La guerra – insegna Hannah Arendt – non ripristina i diritti bensì ridefinisce i poteri. Sacrificando – lo stiamo vedendo ora dopo ora – sull’altare degli egoismi geopolitici, dell’intransigenza, dello strabismo strategico il presente e il futuro di esseri umani e popoli. Dire «mai più guerra», allora, non è utopismo ingenuo, nonostante tanti – non proprio disinteressatamente – continuino a ripeterlo. Semmai è la constatazione, fin troppo realistica, che lo scontro armato aggrava invece di risolvere i problemi esistenti.
«Ciò che può apparire come una soluzione immediata o pratica per una determinata regione, dà adito a una catena di fattori violenti molte volte sotterranei che finisce per colpire l’intero pianeta e aprire la strada a nuove e peggiori guerre future», si legge ancora in Fratelli tutti. È quantomai urgente, dunque, come ha affermato il cardinale Gualtiero Bassetti a Firenze, in questi giorni capitale mediterranea di pace, «trasformare la nonviolenza in prassi politica».
Un appello rivolto in primo luogo ai cristiani, seguaci di un Messia disposto a lasciarsi crocifiggere e mai a crocifiggere. Ma anche a tutti gli uomini e le donne di buona volontà chiamati il prossimo 2 marzo dal Papa a pregare e a digiunare – e a riflettere, per quanti non credono – insieme. Uno sforzo inutile? La politologa Erica Chenoweth dell’Università di Harvard – non proprio un’ingenua – ha coniato, sulla base di centinaia di analisi empiriche, la “regola del 3,5 per cento”: nessuna mobilitazione nonviolenta è mai fallita quando ha riunito il 3,5 per cento della popolazione in modo continuativo. Non c’è altra via al di fuori della pace. O meglio, la pace è l’unica strada.
Pace e piedi. Anche nell’etimologia i due concetti sono legati. In entrambi si riconosce la radice indoeuropea che indica ciò che è stabile, fisso, solido.
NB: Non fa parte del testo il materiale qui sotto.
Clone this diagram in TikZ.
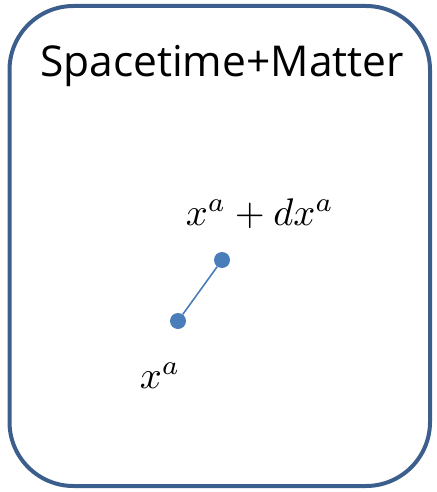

L’opposto della “werra”, da cui “guerra”: la mischia, il caos cruento. Non sorprende, dunque, che fin dagli esordi, il movimento per la pace abbia scelto il “camminare” come prima forma di espressione. Fu il Mahatma Gandhi, nel 1930, a sfidare l’impero britannico chiedendo agli indiani di mettersi in moto, con la grande “Marcia del sale”. Una scelta ciclicamente riproposta, nei decenni successivi. È sufficiente ricordare i pellegrinaggi contro il conflitto in Vietnam o quelli nel Golfo. O, in Italia, l’ormai tradizionale Marcia Perugia-Assisi, ideata da Aldo Capitini. Ora, di fronte al «tremendo tradimento» della guerra riesplosa nel cuore dell’Europa, il popolo della pace si è rimesso in cammino.
La fiaccolata di ieri al Colosseo e le marce di oggi in decine di città, da Aosta a Cagliari, sono la risposta non solo ai carri armati russi a Kiev ma anche a quanti si affrettavano a certificare – spesso in modo capzioso o ironico – la morte del «pacifismo». In realtà – anche se allo sguardo miope sfugge –, esiste un vasto e articolato universo di persone, associazioni, gruppi che si spendono, ogni giorno, per edificare la pace attraverso l’impegno per il disarmo, l’abolizione delle armi nucleari, il contenimento delle spese militari, solo per citare alcuni esempi. Un lavoro paziente in grado di produrre frutti buoni, come il bando all’atomica, approvato dall’Onu e in vigore dal 22 gennaio 2021.
Il «popolo della pace» insomma cammina nel quotidiano, non solo nei grandi raduni che pure, in momenti come quello attuale, sono importanti. E lo fa, spesso, in punta di piedi. O magari con le ginocchia doloranti. Come papa Francesco che, a mezzogiorno di ieri, si è recato alla rappresentanza diplomatica russa per esprimere la propria preoccupazione. Il Pontefice ha percorso via della Conciliazione a bordo della solita utilitaria per incontrare l’ambasciatore Alexander Avdeev.
Francesco non si è limitato a parlargli per telefono o a convocarlo in Vaticano, si è messo in movimento, incarnando quanto scritto inFratelli tutti: «Avvicinarsi, esprimersi, ascoltarsi, guardarsi, conoscersi, provare a comprendersi, cercare punti di contatto, tutto questo si riassume nel verbo “dialogare”». La nonviolenza, dunque, è tutt’altro che passiva. È un moto incessante, ostinato, caparbio perché non ci si può rassegnare alla «falsa soluzione» della guerra.